In a series of benchmark tests, Intel's Habana Gaudi2 AI accelerator has demonstrated significant performance gains over both its predecessor and Nvidia's A100 80GB GPU. The new hardware, designed for deep learning workloads, delivered up to 3x the training speed of first-generation Gaudi and nearly 2x the speed of the A100 in BERT pre-training tasks.
Gaudi2 features 96GB of memory per accelerator, triple that of the original Gaudi, enabling larger batch sizes and faster convergence. For instance, pre-training BERT with a batch size of 64 samples per device took just 1 hour and 33 minutes on Gaudi2, compared to 8 hours and 53 minutes on first-gen Gaudi—a 5.75x reduction in total training time.

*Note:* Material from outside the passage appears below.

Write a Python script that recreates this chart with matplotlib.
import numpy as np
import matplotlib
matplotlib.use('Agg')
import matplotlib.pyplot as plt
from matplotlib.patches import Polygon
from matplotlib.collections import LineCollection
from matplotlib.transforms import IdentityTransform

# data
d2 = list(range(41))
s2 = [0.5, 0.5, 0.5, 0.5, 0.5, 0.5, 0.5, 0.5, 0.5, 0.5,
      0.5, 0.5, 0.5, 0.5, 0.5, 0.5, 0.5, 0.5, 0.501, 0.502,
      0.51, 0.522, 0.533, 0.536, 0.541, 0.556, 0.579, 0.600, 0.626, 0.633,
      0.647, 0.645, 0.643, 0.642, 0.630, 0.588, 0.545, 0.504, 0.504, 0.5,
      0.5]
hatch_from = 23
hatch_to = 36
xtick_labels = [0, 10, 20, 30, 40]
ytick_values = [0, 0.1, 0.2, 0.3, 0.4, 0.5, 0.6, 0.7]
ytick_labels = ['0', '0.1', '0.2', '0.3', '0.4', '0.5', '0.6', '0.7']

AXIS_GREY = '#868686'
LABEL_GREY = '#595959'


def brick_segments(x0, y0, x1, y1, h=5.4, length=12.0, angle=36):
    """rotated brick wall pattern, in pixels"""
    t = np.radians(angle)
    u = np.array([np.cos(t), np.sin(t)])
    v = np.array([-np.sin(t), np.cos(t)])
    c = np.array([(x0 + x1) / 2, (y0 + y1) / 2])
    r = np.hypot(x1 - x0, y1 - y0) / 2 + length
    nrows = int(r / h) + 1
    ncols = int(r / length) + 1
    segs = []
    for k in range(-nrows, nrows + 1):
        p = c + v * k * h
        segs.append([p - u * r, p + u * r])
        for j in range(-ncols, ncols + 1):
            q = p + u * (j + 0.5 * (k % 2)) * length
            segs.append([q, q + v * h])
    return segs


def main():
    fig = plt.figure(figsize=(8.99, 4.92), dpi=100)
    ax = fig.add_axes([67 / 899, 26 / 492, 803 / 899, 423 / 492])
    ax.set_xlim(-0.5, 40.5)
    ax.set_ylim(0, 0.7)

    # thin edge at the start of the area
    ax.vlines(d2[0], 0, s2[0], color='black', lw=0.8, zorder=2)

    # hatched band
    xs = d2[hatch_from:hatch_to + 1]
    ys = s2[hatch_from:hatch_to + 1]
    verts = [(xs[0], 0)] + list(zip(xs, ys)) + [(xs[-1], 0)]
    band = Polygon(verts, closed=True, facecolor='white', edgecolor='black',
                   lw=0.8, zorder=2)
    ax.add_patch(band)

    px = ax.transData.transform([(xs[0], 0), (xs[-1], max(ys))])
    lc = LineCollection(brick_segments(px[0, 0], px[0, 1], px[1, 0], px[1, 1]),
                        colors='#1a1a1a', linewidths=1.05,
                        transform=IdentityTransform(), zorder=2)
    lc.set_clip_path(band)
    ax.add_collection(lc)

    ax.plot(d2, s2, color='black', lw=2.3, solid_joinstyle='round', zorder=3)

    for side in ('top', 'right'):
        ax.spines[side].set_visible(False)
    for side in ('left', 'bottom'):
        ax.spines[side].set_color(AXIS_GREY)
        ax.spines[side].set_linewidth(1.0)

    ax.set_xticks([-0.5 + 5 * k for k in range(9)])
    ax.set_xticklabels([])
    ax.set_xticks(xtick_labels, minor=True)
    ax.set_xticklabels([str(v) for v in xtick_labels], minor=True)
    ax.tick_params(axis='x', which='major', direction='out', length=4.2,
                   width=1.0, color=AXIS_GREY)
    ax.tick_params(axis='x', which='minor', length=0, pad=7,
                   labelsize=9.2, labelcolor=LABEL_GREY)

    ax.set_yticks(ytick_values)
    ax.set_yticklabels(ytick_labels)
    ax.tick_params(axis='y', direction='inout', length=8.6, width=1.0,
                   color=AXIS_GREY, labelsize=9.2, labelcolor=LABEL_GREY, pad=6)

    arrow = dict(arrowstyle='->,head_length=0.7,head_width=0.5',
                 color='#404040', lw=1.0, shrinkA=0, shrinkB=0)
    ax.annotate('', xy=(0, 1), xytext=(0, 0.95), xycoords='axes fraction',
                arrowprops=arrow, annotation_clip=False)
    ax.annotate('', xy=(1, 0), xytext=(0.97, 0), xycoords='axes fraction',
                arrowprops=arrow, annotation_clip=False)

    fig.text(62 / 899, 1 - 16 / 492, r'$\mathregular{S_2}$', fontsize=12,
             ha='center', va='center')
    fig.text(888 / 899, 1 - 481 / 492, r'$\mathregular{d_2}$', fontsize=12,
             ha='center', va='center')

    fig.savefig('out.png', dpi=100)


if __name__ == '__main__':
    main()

Inference performance also saw a boost: Stable Diffusion image generation latency dropped to 0.925 seconds per image on Gaudi2, versus 3.25 seconds on first-gen Gaudi and 2.63 seconds on the A100. These results were achieved using the Optimum Habana library, which seamlessly supports both Gaudi generations.
Access to Gaudi2 is available through the Intel Developer Cloud, where users can request instances with eight Gaudi2 accelerators. The Habana SynapseAI SDK ensures compatibility, allowing existing workflows for first-gen Gaudi to run unchanged on the new hardware.